Finans müdürleri gelecek altı aydan umutlu
CFO Zirvesi öncesinde FINANCE tarafından yapılan anket, gelişmekte olan Avrupa'daki bölgesel finans müdürlerine seslerini duyurma fırsatı verdi. 20 ülkeden 125 finans yetkilisinin katıldığı anket bölgedeki trendlere ışık tuttu. Görünen o ki, Avrupa'da aylardır haber sayfalarını meşgul eden Euro Bölgesi'nin dertleri, Avrupa'daki şirket yöneticilerinin de kafasını yoruyor. Anket sonuçları, Avrupa'da işler kötü gitmesine rağmen, euronun cazibesini koruduğunu ortaya koydu. Katılımcıların yüzde 70'i Euro Bölgesi'ni hala içinde olmak için cazip bir alan olarak niteledi. Katılımcıların sadece yüzde 25'inin Euro Bölgesi üyesi olduğu göz önüne alındığında, CFO'ların, euronun bir parçası olarak kurlardan kaynaklanan riskleri en aza indirmeyi istediği görülüyor.

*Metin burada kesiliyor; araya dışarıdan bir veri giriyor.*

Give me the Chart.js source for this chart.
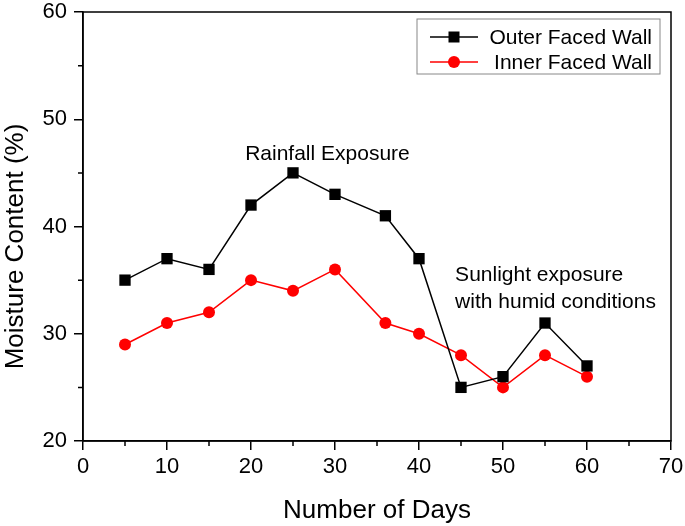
<!DOCTYPE html>
<html>
<head>
<meta charset="utf-8">
<script src="https://cdn.jsdelivr.net/npm/chart.js@4/dist/chart.umd.min.js"></script>
<style>
  html, body { margin: 0; padding: 0; background: #fff; }
  #wrap { width: 685px; height: 526px; }
</style>
</head>
<body>
<div id="wrap"><canvas id="moistureChart"></canvas></div>
<script>
// Data
const days = [5, 10, 15, 20, 25, 30, 36, 40, 45, 50, 55, 60];
const outerWall = [35, 37, 36, 42, 45, 43, 41, 37, 25, 26, 31, 27];
const innerWall = [29, 31, 32, 35, 34, 36, 31, 30, 28, 25, 28, 26];
const seriesNames = ['Outer Faced Wall', 'Inner Faced Wall'];
const xTicks = [0, 10, 20, 30, 40, 50, 60, 70];
const yTicks = [20, 30, 40, 50, 60];
const xMinorTicks = [5, 15, 25, 35, 45, 55, 65];
const yMinorTicks = [25, 35, 45, 55];
const yTitle = 'Moisture Content (%)';
const xTitle = 'Number of Days';
const notes = [
  { lines: ['Rainfall Exposure'], x: 29.1, y: 46.2, align: 'center' },
  { lines: ['Sunlight exposure', 'with humid conditions'], x: 44.3, y: 34.9, align: 'left' }
];

const FONT = 'Liberation Sans, Arial, sans-serif';

function toPoints(values) {
  return days.map((d, i) => ({ x: d, y: values[i] }));
}

// draws the box, minor ticks, y title, legend and notes
const extrasPlugin = {
  id: 'extras',
  afterDraw(chart) {
    const ctx = chart.ctx;
    const area = chart.chartArea;
    const xs = chart.scales.x;
    const ys = chart.scales.y;
    ctx.save();

    // frame
    ctx.strokeStyle = '#000';
    ctx.lineWidth = 1.5;
    ctx.strokeRect(area.left, area.top, area.right - area.left, area.bottom - area.top);

    // minor ticks
    ctx.beginPath();
    xMinorTicks.forEach(v => {
      const px = xs.getPixelForValue(v);
      ctx.moveTo(px, area.bottom);
      ctx.lineTo(px, area.bottom + 5);
    });
    yMinorTicks.forEach(v => {
      const py = ys.getPixelForValue(v);
      ctx.moveTo(area.left - 5, py);
      ctx.lineTo(area.left, py);
    });
    ctx.stroke();

    // y axis title
    ctx.save();
    ctx.translate(16, 246.5);
    ctx.rotate(-Math.PI / 2);
    ctx.font = '26px ' + FONT;
    ctx.fillStyle = '#000';
    ctx.textAlign = 'center';
    ctx.textBaseline = 'middle';
    ctx.fillText(yTitle, 0, 0);
    ctx.restore();

    // legend
    const boxRight = area.right - 11;
    const boxTop = area.top + 7;
    ctx.strokeStyle = '#888';
    ctx.lineWidth = 1;
    ctx.strokeRect(boxRight - 243, boxTop, 243, 55);
    ctx.font = '21px ' + FONT;
    ctx.textAlign = 'right';
    ctx.textBaseline = 'middle';
    chart.data.datasets.forEach((ds, i) => {
      const cy = boxTop + 18 + i * 25;
      ctx.strokeStyle = ds.borderColor;
      ctx.lineWidth = 1.5;
      ctx.beginPath();
      ctx.moveTo(boxRight - 230, cy);
      ctx.lineTo(boxRight - 182, cy);
      ctx.stroke();
      ctx.fillStyle = ds.backgroundColor;
      if (ds.pointStyle === 'rect') {
        ctx.fillRect(boxRight - 211.5, cy - 5.5, 11, 11);
      } else {
        ctx.beginPath();
        ctx.arc(boxRight - 206, cy, 6, 0, Math.PI * 2);
        ctx.fill();
      }
      ctx.fillStyle = '#000';
      ctx.fillText(ds.label, boxRight - 8, cy + 1);
    });

    // notes
    ctx.font = '21px ' + FONT;
    ctx.fillStyle = '#000';
    ctx.textBaseline = 'alphabetic';
    notes.forEach(n => {
      ctx.textAlign = n.align;
      const px = xs.getPixelForValue(n.x);
      const py = ys.getPixelForValue(n.y);
      n.lines.forEach((line, j) => ctx.fillText(line, px, py + j * 26.5));
    });

    ctx.restore();
  }
};

new Chart(document.getElementById('moistureChart'), {
  type: 'line',
  data: {
    datasets: [
      {
        label: seriesNames[0],
        data: toPoints(outerWall),
        borderColor: '#000',
        backgroundColor: '#000',
        borderWidth: 1.5,
        pointStyle: 'rect',
        pointRadius: 8,
        pointBorderWidth: 0,
        tension: 0
      },
      {
        label: seriesNames[1],
        data: toPoints(innerWall),
        borderColor: '#ff0000',
        backgroundColor: '#ff0000',
        borderWidth: 1.5,
        pointStyle: 'circle',
        pointRadius: 6,
        pointBorderWidth: 0,
        tension: 0
      }
    ]
  },
  options: {
    responsive: true,
    maintainAspectRatio: false,
    animation: false,
    layout: { padding: { left: 0, right: 14, top: 12, bottom: 0 } },
    plugins: {
      legend: { display: false },
      tooltip: { enabled: false }
    },
    scales: {
      x: {
        type: 'linear',
        min: 0,
        max: 70,
        afterBuildTicks: scale => { scale.ticks = xTicks.map(v => ({ value: v })); },
        afterFit: scale => {
          scale.height = 85;
          scale.paddingLeft = 0;
          scale.paddingRight = 0;
        },
        ticks: {
          color: '#000',
          padding: 6,
          maxRotation: 0,
          font: { family: FONT, size: 22, lineHeight: 1 }
        },
        grid: {
          drawOnChartArea: false,
          tickLength: 9,
          color: '#000',
          lineWidth: 1.5
        },
        border: { display: true, color: '#000', width: 1.5 },
        title: {
          display: true,
          text: xTitle,
          color: '#000',
          padding: 0,
          font: { family: FONT, size: 26 }
        }
      },
      y: {
        min: 20,
        max: 60,
        afterBuildTicks: scale => { scale.ticks = yTicks.map(v => ({ value: v })); },
        afterFit: scale => {
          scale.width = 83;
          scale.paddingTop = 0;
          scale.paddingBottom = 0;
        },
        ticks: {
          color: '#000',
          padding: 7,
          font: { family: FONT, size: 22, lineHeight: 1 }
        },
        grid: {
          drawOnChartArea: false,
          tickLength: 9,
          color: '#000',
          lineWidth: 1.5
        },
        border: { display: true, color: '#000', width: 1.5 }
      }
    }
  },
  plugins: [extrasPlugin]
});
</script>
</body>
</html>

CFO'ların yüzde 70'i Euro Bölgesi krizinin faaliyetlerini olumsuz etkilediğini bildirdi. En büyük sorunları ise belirsizlik. CFO'ların yarısından fazlası iş planlamanın güçleştiğini, yüzde 40'ı ise finansman maliyetlerinin arttığını belirtti. Katılımcıların yüzde 16'sı banka kredilerinin kuruduğuna dikkat çekti. Yöneticilerin üçte biri borçlanma maliyetlerinin arttığını söylerken, yüzde 50'si bir değişiklik yaşamadığını, yüzde 15'lik şanslı bir kesim ise maliyetlerinin azaldığını ifade etti.
Katılımcıların yüzde 25'ini, cirosu 500 milyon euronun üzerindeki şirketler oluşturmasına karşın, katılımcıların sadece yüzde 6'sı sermaye piyasalarını en önemli finansman kaynağı olarak gösterdi. Sadece yüzde 4'ü sermaye piyasalarını ikinci önemli finansman kapısı olarak nitelerken, yüzde 13'lük kesim üçüncü önemli kaynak olarak sermaye piyasalarına işaret etti. Bunun yerine bölgede fonlama için banka ürünleri tercih edildi. Katılımcıların yüzde 37'si, banka kredisinin kendileri için en önemli finansman olduğunu belirtti. Ancak şirketler için banka kredilerinin önemi artarken, bu kredilere erişimin zorlaşması rahatsızlık yaratıyor.
Tüm sorunlara karşın, Avrupa'daki finans müdürleri geleceğe iyimser bakıyor. Katılımcıların yüzde 40'tan fazlası, şirketlerinin gelecek yarı yıldaki sonuçlarının son altı aydan daha iyi olmasını beklerken, sadece yüzde 22'lik kesim sonuçların kötüleşeceği tahmininde bulunuyor.